* INSTRUCTIONS FOR THE TASK *
Copy every line of the data that includes the string "code".

Figure scripts:
-*-*-

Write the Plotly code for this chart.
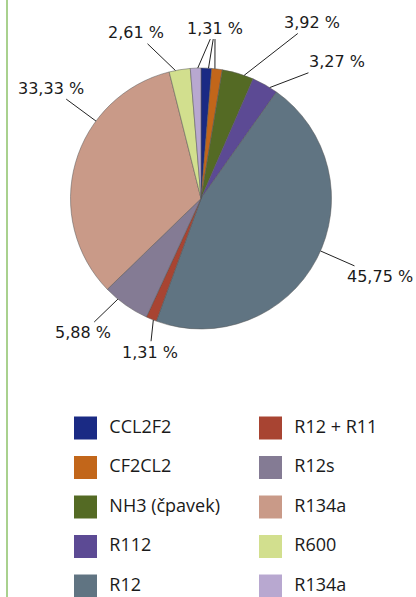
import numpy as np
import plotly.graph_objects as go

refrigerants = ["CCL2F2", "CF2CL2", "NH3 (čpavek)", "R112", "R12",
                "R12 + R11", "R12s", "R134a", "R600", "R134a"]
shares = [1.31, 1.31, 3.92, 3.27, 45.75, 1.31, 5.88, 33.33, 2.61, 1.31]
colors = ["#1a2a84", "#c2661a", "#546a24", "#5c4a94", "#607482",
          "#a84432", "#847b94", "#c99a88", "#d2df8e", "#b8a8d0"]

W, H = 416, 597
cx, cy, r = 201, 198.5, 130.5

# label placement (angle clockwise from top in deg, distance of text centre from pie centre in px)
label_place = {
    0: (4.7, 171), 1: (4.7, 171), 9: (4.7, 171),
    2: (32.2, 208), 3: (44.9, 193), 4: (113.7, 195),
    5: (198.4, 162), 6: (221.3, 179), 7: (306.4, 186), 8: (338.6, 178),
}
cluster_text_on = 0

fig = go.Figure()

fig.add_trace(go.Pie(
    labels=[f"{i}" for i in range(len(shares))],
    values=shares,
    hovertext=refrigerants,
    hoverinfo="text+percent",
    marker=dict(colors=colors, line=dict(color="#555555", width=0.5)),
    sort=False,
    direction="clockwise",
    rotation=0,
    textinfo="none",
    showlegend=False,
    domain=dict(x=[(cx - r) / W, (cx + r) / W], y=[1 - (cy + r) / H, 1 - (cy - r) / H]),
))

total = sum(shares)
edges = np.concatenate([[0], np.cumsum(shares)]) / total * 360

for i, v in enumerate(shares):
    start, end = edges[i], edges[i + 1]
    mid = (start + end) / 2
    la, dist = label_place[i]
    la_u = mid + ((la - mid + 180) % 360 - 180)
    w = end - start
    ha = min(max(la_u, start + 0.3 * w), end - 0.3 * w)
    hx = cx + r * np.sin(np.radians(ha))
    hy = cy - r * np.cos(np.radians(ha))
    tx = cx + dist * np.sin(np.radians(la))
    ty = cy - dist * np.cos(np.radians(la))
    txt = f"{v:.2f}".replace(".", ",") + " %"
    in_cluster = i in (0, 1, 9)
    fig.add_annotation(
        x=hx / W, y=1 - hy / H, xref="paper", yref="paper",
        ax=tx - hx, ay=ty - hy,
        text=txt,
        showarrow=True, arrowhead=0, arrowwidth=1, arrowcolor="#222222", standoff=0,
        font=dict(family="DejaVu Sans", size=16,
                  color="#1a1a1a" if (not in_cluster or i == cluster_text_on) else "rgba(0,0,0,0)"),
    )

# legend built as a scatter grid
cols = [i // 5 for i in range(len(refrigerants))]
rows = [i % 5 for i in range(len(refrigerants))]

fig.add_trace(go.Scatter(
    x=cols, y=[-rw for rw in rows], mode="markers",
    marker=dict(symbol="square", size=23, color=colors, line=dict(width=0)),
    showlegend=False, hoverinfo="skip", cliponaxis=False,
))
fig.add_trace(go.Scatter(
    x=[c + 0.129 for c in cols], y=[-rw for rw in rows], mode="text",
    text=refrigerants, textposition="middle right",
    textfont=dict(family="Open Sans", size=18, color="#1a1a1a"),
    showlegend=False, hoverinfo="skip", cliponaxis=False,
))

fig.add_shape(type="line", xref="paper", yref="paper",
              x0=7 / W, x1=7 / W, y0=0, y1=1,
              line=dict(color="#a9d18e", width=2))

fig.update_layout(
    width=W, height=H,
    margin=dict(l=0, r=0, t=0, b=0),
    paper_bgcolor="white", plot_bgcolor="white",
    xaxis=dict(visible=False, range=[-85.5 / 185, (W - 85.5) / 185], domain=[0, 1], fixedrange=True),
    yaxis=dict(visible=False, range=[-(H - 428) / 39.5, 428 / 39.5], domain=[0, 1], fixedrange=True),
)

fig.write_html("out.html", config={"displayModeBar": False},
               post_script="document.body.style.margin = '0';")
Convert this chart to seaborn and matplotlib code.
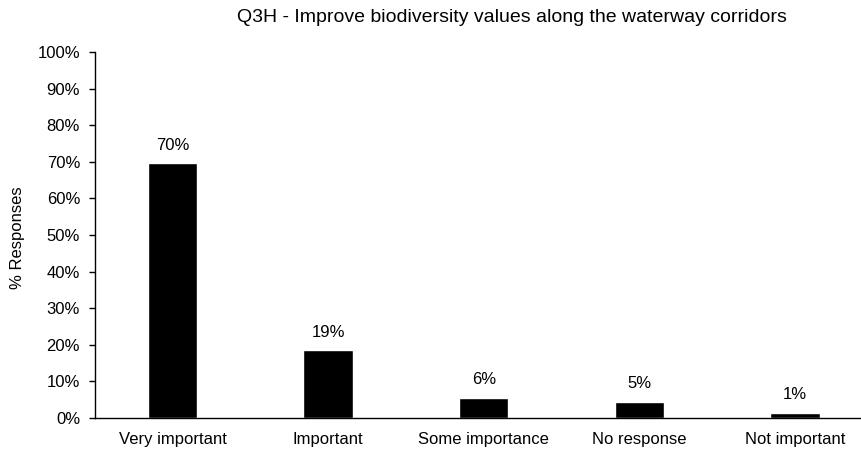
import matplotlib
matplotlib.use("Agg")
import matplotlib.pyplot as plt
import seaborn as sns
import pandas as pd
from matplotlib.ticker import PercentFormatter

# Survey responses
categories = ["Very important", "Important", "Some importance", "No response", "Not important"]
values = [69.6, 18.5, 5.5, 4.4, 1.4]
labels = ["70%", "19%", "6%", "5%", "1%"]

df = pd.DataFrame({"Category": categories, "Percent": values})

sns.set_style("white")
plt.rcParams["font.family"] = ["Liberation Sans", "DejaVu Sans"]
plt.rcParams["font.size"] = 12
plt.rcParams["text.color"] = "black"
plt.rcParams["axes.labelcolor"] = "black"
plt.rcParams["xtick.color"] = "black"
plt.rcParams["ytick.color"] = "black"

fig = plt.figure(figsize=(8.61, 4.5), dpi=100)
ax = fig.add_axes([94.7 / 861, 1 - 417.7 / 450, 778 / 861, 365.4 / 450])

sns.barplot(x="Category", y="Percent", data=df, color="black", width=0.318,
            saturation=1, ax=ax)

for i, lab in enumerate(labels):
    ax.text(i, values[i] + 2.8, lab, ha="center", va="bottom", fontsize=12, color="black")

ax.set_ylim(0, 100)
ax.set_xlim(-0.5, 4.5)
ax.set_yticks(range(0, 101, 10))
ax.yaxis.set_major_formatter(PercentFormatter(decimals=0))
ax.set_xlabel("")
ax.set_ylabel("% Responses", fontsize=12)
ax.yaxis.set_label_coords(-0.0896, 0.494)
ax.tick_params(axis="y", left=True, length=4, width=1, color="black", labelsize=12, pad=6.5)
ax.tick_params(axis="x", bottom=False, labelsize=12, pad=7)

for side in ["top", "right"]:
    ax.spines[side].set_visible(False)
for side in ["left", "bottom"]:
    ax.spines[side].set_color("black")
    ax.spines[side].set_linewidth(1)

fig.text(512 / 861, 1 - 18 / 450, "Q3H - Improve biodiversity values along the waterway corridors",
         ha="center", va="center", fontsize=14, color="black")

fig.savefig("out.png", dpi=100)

-*-*-

* RESULT FOR THIS EXERCISE *
Write the Plotly code for this chart.
Convert this chart to seaborn and matplotlib code.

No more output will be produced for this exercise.